There is an ongoing debate in the record industry about how to set up the release of a new album. The strategy that is winning the battle in this "what have you done for me lately" world in which artists need to maintain a foothold in the public's consciousness without ever exiting the stage, results in listeners frequently having heard a third or more of the album via the singles by the time it hits shelves (or rather, streaming services). Some songs are available two years ahead of their future (and very much then-unfinished) final landing place. We've certainly come a long way, and yet almost full circle, from the 60s, when singles were thought of as entirely separate entities from LPs, instead bridges between them. "Hey Jude," "She Loves You," "I Want to Hold Your Hand," three songs that each and every one of us could sing word for word, three of the Beatles' most beloved (and best-selling) songs, were never on an LP. 

Today the approach taken is to split the difference: roll out the singles periodically before they inevitably appear bundled together on the final product. For someone who loves albums, it can lead to a feeling of slight disappointment when half of the puzzle is already completed upon opening the box.
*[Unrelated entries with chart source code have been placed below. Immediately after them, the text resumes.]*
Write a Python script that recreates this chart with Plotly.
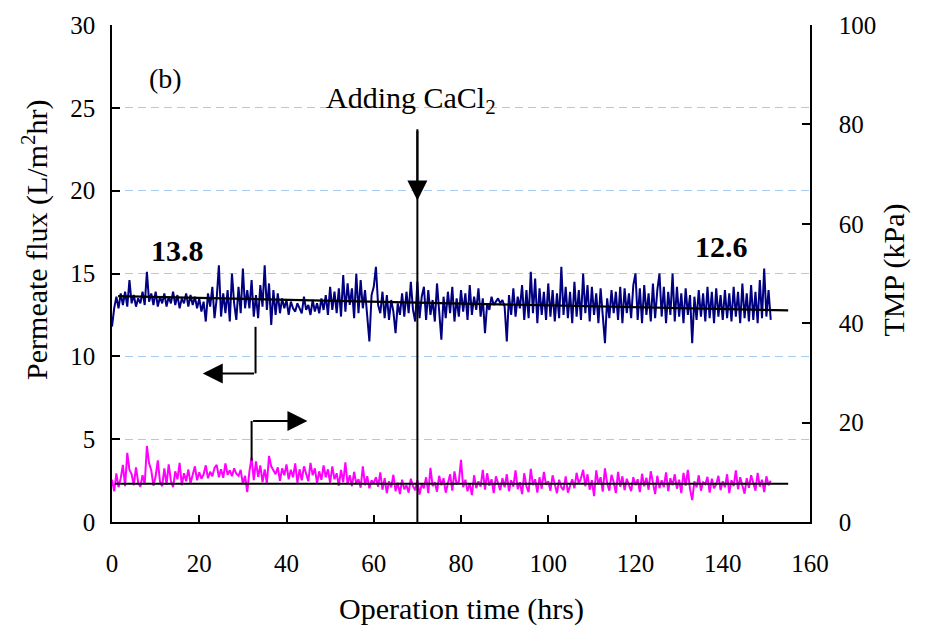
import numpy as np
import plotly.graph_objects as go

# time grid (hrs), one reading every 0.5 h
time = np.arange(303) * 0.5

flux = [
    11.8, 12.9, 13.6, 12.9, 13.8, 13.1, 13.9, 13.0, 14.6, 13.2, 13.7, 13.0, 13.5, 13.2, 13.9, 13.1, 15.1, 13.3, 13.8, 13.1,
    13.9, 13.0, 13.6, 13.2, 13.8, 13.0, 13.6, 13.2, 13.9, 13.1, 13.7, 12.9, 13.5, 13.2, 13.8, 13.0, 13.7, 13.1, 13.6, 12.9,
    13.5, 12.7, 13.3, 12.1, 13.8, 13.0, 14.2, 12.3, 13.5, 15.5, 12.4, 13.8, 12.6, 14.0, 12.1, 15.0, 13.2, 12.2, 14.2, 12.6,
    15.3, 12.9, 14.0, 12.9, 14.6, 12.4, 13.7, 12.3, 14.3, 13.0, 15.5, 12.8, 14.4, 11.9, 14.0, 12.5, 13.8, 12.6, 13.5, 12.9,
    13.4, 12.5, 13.3, 12.9, 12.7, 13.2, 12.9, 12.6, 13.6, 12.8, 13.1, 12.5, 13.4, 12.7, 13.2, 12.6, 13.5, 12.8, 13.7, 12.5,
    14.2, 12.8, 13.9, 12.6, 14.1, 12.4, 14.9, 12.7, 14.4, 13.1, 14.1, 12.3, 15.0, 12.6, 14.6, 12.9, 14.0, 12.2, 10.9, 13.7,
    14.2, 15.4, 13.1, 12.6, 13.9, 12.3, 13.7, 12.2, 13.4, 12.7, 11.4, 13.2, 12.5, 13.8, 12.4, 13.9, 12.6, 14.5, 12.8, 12.1,
    14.5, 12.3, 13.6, 14.2, 12.2, 14.0, 12.5, 13.4, 12.1, 14.4, 12.7, 11.0, 13.6, 12.3, 13.9, 12.6, 14.2, 12.1, 13.5, 12.4,
    14.0, 12.7, 13.8, 12.2, 14.3, 12.5, 13.6, 12.8, 14.1, 12.4, 13.5, 11.4, 13.2, 12.8, 13.6, 13.1, 13.3, 13.5, 13.2, 13.4,
    13.0, 10.9, 13.7, 12.5, 14.1, 12.4, 13.6, 12.9, 14.3, 12.2, 14.0, 12.3, 15.1, 12.6, 14.7, 12.0, 14.1, 12.5, 13.9, 12.2,
    14.4, 12.4, 14.0, 12.1, 13.8, 12.3, 15.4, 12.5, 14.2, 12.3, 13.9, 12.0, 14.5, 12.4, 14.0, 12.2, 15.0, 12.6, 14.3, 12.1,
    14.2, 12.5, 13.8, 12.0, 14.1, 12.4, 10.8, 13.5, 12.3, 14.0, 12.6, 13.9, 12.2, 14.2, 12.0, 14.1, 12.6, 13.8, 12.3, 14.3,
    15.0, 12.2, 14.1, 12.0, 14.3, 12.5, 13.8, 12.1, 14.4, 12.3, 14.0, 15.0, 12.4, 14.2, 12.0, 13.9, 12.5, 15.0, 12.1, 14.2,
    12.4, 13.8, 12.0, 14.1, 12.5, 13.7, 10.8, 13.6, 12.2, 14.0, 12.4, 13.8, 12.1, 14.2, 12.3, 13.9, 12.0, 14.1, 12.4, 13.7,
    12.2, 14.0, 12.3, 13.8, 12.1, 14.2, 12.4, 13.9, 12.0, 14.4, 12.3, 13.8, 12.1, 14.3, 12.2, 13.9, 12.0, 14.6, 12.3, 15.3,
    12.4, 14.0, 12.2,
]

tmp = [
    8.5, 6.2, 9.8, 7.0, 8.8, 11.5, 7.2, 13.9, 10.5, 9.6, 7.4, 11.0, 8.0, 7.1, 9.4, 7.6, 15.3, 11.8, 10.4, 7.3,
    9.2, 12.4, 8.1, 7.2, 10.8, 7.5, 11.6, 8.3, 7.0, 10.2, 8.6, 11.9, 7.4, 9.8, 8.2, 10.6, 7.8, 9.5, 11.2, 8.4,
    10.0, 8.7, 9.6, 11.4, 8.8, 10.1, 9.2, 10.9, 11.5, 9.0, 10.6, 8.9, 11.8, 9.5, 10.4, 9.2, 10.8, 9.7, 9.3, 10.5,
    7.6, 9.3, 6.0, 10.2, 13.0, 8.4, 12.2, 9.1, 11.4, 8.0, 10.6, 7.8, 13.3, 11.2, 10.4, 9.6, 11.0, 8.3, 10.8, 9.4,
    11.6, 8.6, 10.5, 9.0, 11.8, 7.9, 10.6, 8.4, 11.2, 9.6, 8.2, 11.9, 9.4, 10.8, 7.8, 10.2, 8.5, 11.4, 9.0, 10.6,
    7.9, 11.2, 8.6, 9.8, 7.3, 10.5, 8.0, 12.0, 7.6, 9.4, 7.2, 10.1, 7.7, 8.6, 6.9, 11.2, 7.4, 9.2, 6.8, 8.4,
    7.8, 9.0, 7.1, 10.0, 6.5, 8.8, 5.8, 8.2, 7.0, 9.5, 6.2, 7.9, 5.6, 8.5, 6.6, 7.4, 5.9, 8.7, 7.2, 6.4,
    8.4, 5.5, 7.6, 6.8, 9.0, 5.8, 10.9, 7.2, 8.0, 6.1, 9.3, 7.4, 8.8, 5.9, 7.9, 9.6, 6.3, 10.2, 7.6, 8.1,
    12.5, 7.0, 8.5, 6.2, 7.8, 5.4, 9.4, 6.8, 8.2, 7.1, 10.5, 6.5, 9.8, 7.3, 8.6, 5.8, 9.2, 7.6, 6.4, 8.8,
    7.0, 9.6, 6.2, 8.4, 7.1, 10.4, 6.6, 8.0, 5.6, 9.8, 7.2, 6.0, 10.7, 7.4, 8.6, 5.9, 9.0, 6.7, 10.1, 7.5,
    8.2, 6.3, 9.4, 7.6, 5.8, 8.5, 7.0, 6.4, 9.2, 5.9, 7.4, 8.6, 6.8, 9.9, 7.7, 8.8, 10.5, 7.2, 9.6, 6.5,
    8.4, 5.2, 10.4, 7.6, 9.0, 6.1, 10.8, 7.8, 6.3, 9.5, 8.0, 5.8, 10.1, 7.1, 9.2, 6.4, 8.7, 7.5, 6.2, 9.0,
    7.4, 8.6, 6.0, 9.7, 7.2, 8.9, 6.5, 10.2, 7.6, 5.6, 9.3, 6.8, 8.4, 7.0, 10.0, 6.2, 8.8, 7.4, 9.6, 6.7,
    8.5, 5.8, 9.9, 7.3, 10.5, 6.6, 4.4, 8.2, 7.0, 9.4, 6.3, 8.0, 7.6, 9.1, 5.9, 8.7, 6.8, 7.5, 9.3, 6.4,
    8.2, 7.0, 9.6, 5.8, 8.4, 7.2, 10.4, 6.6, 9.0, 7.5, 5.7, 8.8, 6.9, 9.4, 7.8, 6.3, 9.9, 7.1, 8.5, 6.0,
    9.2, 7.4, 8.3,
]

# trend lines (end points)
flux_trend_x = [1.4, 155]
flux_trend_y = [13.63, 12.77]
tmp_trend_x = [0.7, 155]
tmp_trend_y = [7.7, 7.7]

x_ticks = [0, 20, 40, 60, 80, 100, 120, 140, 160]
add_time = 70

FONT = "Liberation Serif"

fig = go.Figure()
fig.add_trace(go.Scatter(x=time, y=flux, mode="lines",
                         line=dict(color="#000080", width=2), yaxis="y", showlegend=False))
fig.add_trace(go.Scatter(x=time, y=tmp, mode="lines",
                         line=dict(color="#FF00FF", width=2), yaxis="y2", showlegend=False))
fig.add_trace(go.Scatter(x=flux_trend_x, y=flux_trend_y, mode="lines",
                         line=dict(color="black", width=2.2), yaxis="y", showlegend=False))
fig.add_trace(go.Scatter(x=tmp_trend_x, y=tmp_trend_y, mode="lines",
                         line=dict(color="black", width=2.2), yaxis="y2", showlegend=False))

shapes = [
    dict(type="line", xref="x", yref="y", x0=add_time, x1=add_time, y0=0, y1=23.7,
         line=dict(color="black", width=2)),
    dict(type="line", xref="x", yref="y", x0=32.9, x1=32.9, y0=11.78, y1=8.97,
         line=dict(color="black", width=2)),
    dict(type="line", xref="x", yref="y", x0=32.0, x1=32.0, y0=3.71, y1=6.1,
         line=dict(color="black", width=2)),
]

arrow_common = dict(showarrow=True, arrowhead=2, arrowsize=2, arrowwidth=2,
                    arrowcolor="black", axref="x", ayref="y", xref="x", yref="y", text="",
                    standoff=0, startstandoff=0)
annotations = [
    dict(x=add_time, y=19.4, ax=add_time, ay=23.7, **arrow_common),
    dict(x=20.8, y=8.97, ax=32.9, ay=8.97, **arrow_common),
    dict(x=44.8, y=6.1, ax=32.0, ay=6.1, **arrow_common),
    dict(x=68.6, y=25.5, xref="x", yref="y", text="Adding CaCl<sub>2</sub>", showarrow=False,
         font=dict(family=FONT, size=30, color="black")),
    dict(x=12.2, y=26.8, xref="x", yref="y", text="(b)", showarrow=False,
         font=dict(family=FONT, size=28, color="black")),
    dict(x=14.9, y=16.4, xref="x", yref="y", text="<b>13.8</b>", showarrow=False,
         font=dict(family=FONT, size=30, color="black")),
    dict(x=139.7, y=16.6, xref="x", yref="y", text="<b>12.6</b>", showarrow=False,
         font=dict(family=FONT, size=30, color="black")),
    dict(x=0.5, y=-0.175, xref="paper", yref="paper", xanchor="center", yanchor="middle",
         text="Operation time (hrs)", showarrow=False,
         font=dict(family=FONT, size=30, color="black")),
    dict(x=-0.110, y=0.568, xref="paper", yref="paper", xanchor="center", yanchor="middle",
         text="Permeate flux (L/m<sup>2</sup>hr)",
         showarrow=False, textangle=-90, font=dict(family=FONT, size=30, color="black")),
    dict(x=1.119, y=0.506, xref="paper", yref="paper", xanchor="center", yanchor="middle",
         text="TMP (kPa)",
         showarrow=False, textangle=-90, font=dict(family=FONT, size=30, color="black")),
]

axis_font = dict(family=FONT, size=25, color="black")
fig.update_layout(
    width=925, height=637,
    margin=dict(l=112, r=115, t=20, b=115),
    paper_bgcolor="white", plot_bgcolor="white",
    shapes=shapes, annotations=annotations,
    xaxis=dict(range=[0, 160], tickvals=x_ticks, ticks="inside", ticklen=7, tickwidth=1.5,
               tickcolor="black", showline=True, linecolor="black", linewidth=1.5,
               showgrid=False, zeroline=False, tickfont=axis_font, ticklabelstandoff=18),
    yaxis=dict(range=[0, 30], dtick=5, ticks="inside", ticklen=8, tickwidth=1.5,
               tickcolor="black", showline=True, linecolor="black", linewidth=1.5,
               showgrid=True, gridcolor="#A6CAF0", griddash="8px,5px", gridwidth=1,
               zeroline=False, tickfont=axis_font, ticklabelstandoff=10),
    yaxis2=dict(range=[0, 100], dtick=20, overlaying="y", side="right", ticks="inside",
                ticklen=8, tickwidth=1.5, tickcolor="black", showline=True, linecolor="black",
                linewidth=1.5, showgrid=False, zeroline=False, tickfont=axis_font,
                ticklabelstandoff=22),
)

fig.write_html("out.html")
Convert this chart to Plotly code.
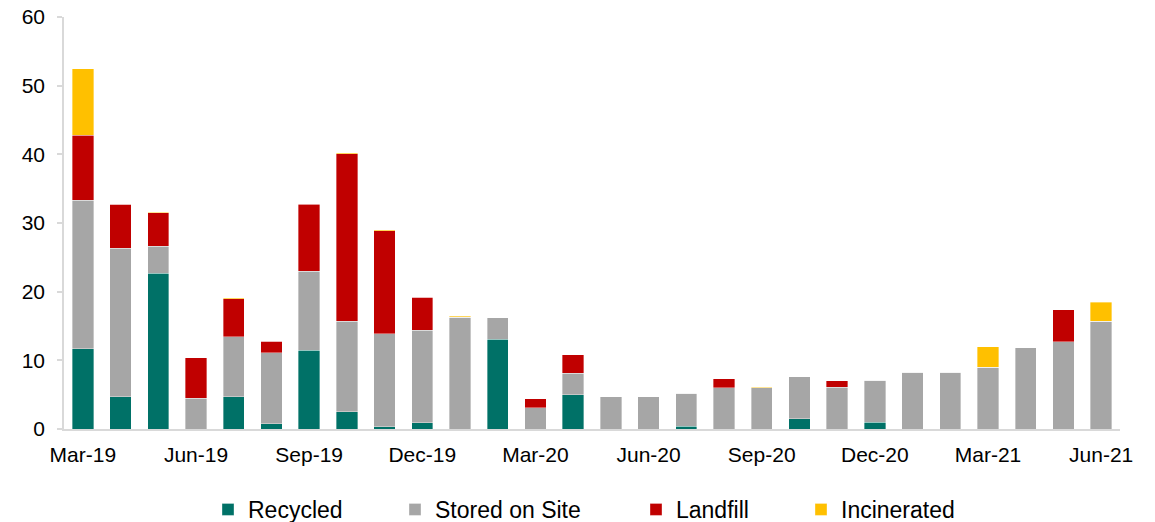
import plotly.graph_objects as go

months = ["Mar-19", "Apr-19", "May-19", "Jun-19", "Jul-19", "Aug-19", "Sep-19", "Oct-19",
          "Nov-19", "Dec-19", "Jan-20", "Feb-20", "Mar-20", "Apr-20", "May-20", "Jun-20",
          "Jul-20", "Aug-20", "Sep-20", "Oct-20", "Nov-20", "Dec-20", "Jan-21", "Feb-21",
          "Mar-21", "Apr-21", "May-21", "Jun-21"]

recycled = [11.7, 4.7, 22.7, 0, 4.7, 0.8, 11.5, 2.5, 0.3, 0.9, 0, 13.1, 0, 5.0,
            0, 0, 0.4, 0, 0, 1.5, 0, 1.0, 0, 0, 0, 0, 0, 0]
stored = [21.6, 21.6, 3.9, 4.5, 8.7, 10.3, 11.5, 13.2, 13.6, 13.5, 16.3, 3.1, 3.1, 3.1,
          4.7, 4.7, 4.8, 6.0, 6.0, 6.1, 6.1, 6.1, 8.3, 8.3, 9.0, 11.8, 12.7, 15.7]
landfill = [9.5, 6.4, 4.9, 5.9, 5.6, 1.7, 9.7, 24.4, 15.0, 4.8, 0, 0, 1.3, 2.7,
            0, 0, 0, 1.3, 0, 0, 0.9, 0, 0, 0, 0, 0, 4.7, 0]
incinerated = [9.7, 0, 0.1, 0, 0.1, 0, 0.1, 0.1, 0.1, 0, 0.1, 0, 0, 0,
               0, 0, 0, 0, 0.1, 0, 0, 0, 0, 0, 3.0, 0, 0, 2.75]

tick_labels = ["Mar-19", "Jun-19", "Sep-19", "Dec-19", "Mar-20", "Jun-20",
               "Sep-20", "Dec-20", "Mar-21", "Jun-21"]

series = [
    ("Recycled", recycled, "#007167", "legend"),
    ("Stored on Site", stored, "#A6A6A6", "legend2"),
    ("Landfill", landfill, "#C00000", "legend3"),
    ("Incinerated", incinerated, "#FFC000", "legend4"),
]

FONT = "Liberation Sans, Arial, sans-serif"

fig = go.Figure()
for name, vals, color, leg in series:
    fig.add_trace(go.Bar(
        x=months, y=vals, name=name, legend=leg,
        marker=dict(color=color, line=dict(color="rgba(255,255,255,0.6)", width=0.6)),
        hoverinfo="x+y+name",
    ))

W, H = 1155, 522
ml, mr, mt, mb = 64, 35, 17, 93
pw = W - ml - mr


def leg(px):
    return dict(orientation="h", x=(px - ml) / pw, xanchor="left",
                y=(H - 488) / H, yref="container", yanchor="top",
                font=dict(family=FONT, size=23, color="#000000"),
                bgcolor="rgba(0,0,0,0)", itemwidth=30)


fig.update_layout(
    width=W, height=H,
    margin=dict(l=ml, r=mr, t=mt, b=mb, autoexpand=False),
    barmode="stack",
    bargap=0.434,
    plot_bgcolor="white",
    paper_bgcolor="white",
    font=dict(family=FONT, size=21, color="#000000"),
    showlegend=True,
    legend=leg(208),
    legend2=leg(395),
    legend3=leg(636),
    legend4=leg(801),
    xaxis=dict(
        type="category",
        categoryorder="array", categoryarray=months,
        tickmode="array", tickvals=tick_labels, ticktext=tick_labels,
        range=[-0.5, len(months) - 0.5],
        showline=True, linecolor="#D9D9D9", linewidth=2,
        ticks="", showgrid=False, zeroline=False,
        tickfont=dict(family=FONT, size=21, color="#000000"),
        ticklabelstandoff=6, automargin=False,
    ),
    yaxis=dict(
        range=[0, 60], tickvals=[0, 10, 20, 30, 40, 50, 60],
        showline=True, linecolor="#D9D9D9", linewidth=1.5,
        ticks="outside", ticklen=5, tickcolor="#D9D9D9", tickwidth=1.5,
        showgrid=False, zeroline=False,
        tickfont=dict(family=FONT, size=21, color="#000000"),
        ticklabelstandoff=8, automargin=False,
    ),
)

fig.write_html("out.html")
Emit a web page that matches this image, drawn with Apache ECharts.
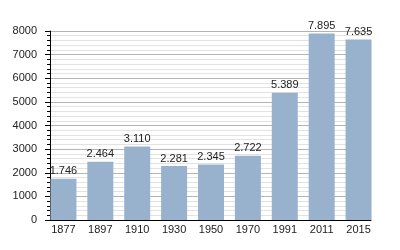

And so when it was announced that on May 3, 2019, Vampire Weekend would be dropping their fourth album, first in six years, I decided right then and there not to listen to even a second of any of the six singles they promised to put out before Father of the Bride's release. Which made this morning all the more glorious. 

Since 2013's Modern Vampires of the City, Vampire Weekend has pulled off the trick of disappearing from the public eye while remaining on the public's mind. A case of supply and demand, in essence, absence made our hearts grow fonder. And sometimes patience pays off: Ezra Koenig and Co. have done it again. Despite the departure of the band's secret sauce and founding member Rostam Batmanglij in 2016, Father of the Bride is a worthy addition to their catalog. It's got a little bit of everything from their previous three releases—the catchy melodies, the laid-back beach vibes, the acutely-used samples, and of course the requisite Paul Simon nods—but here Koenig goes one step further, enlisting a number of outside producers and guests, lending the album a more collaborative feel, all while sounding exactly like Vampire Weekend. Some things are well worth waiting for. Let's just hope it doesn't take until 2025 to get their follow-up.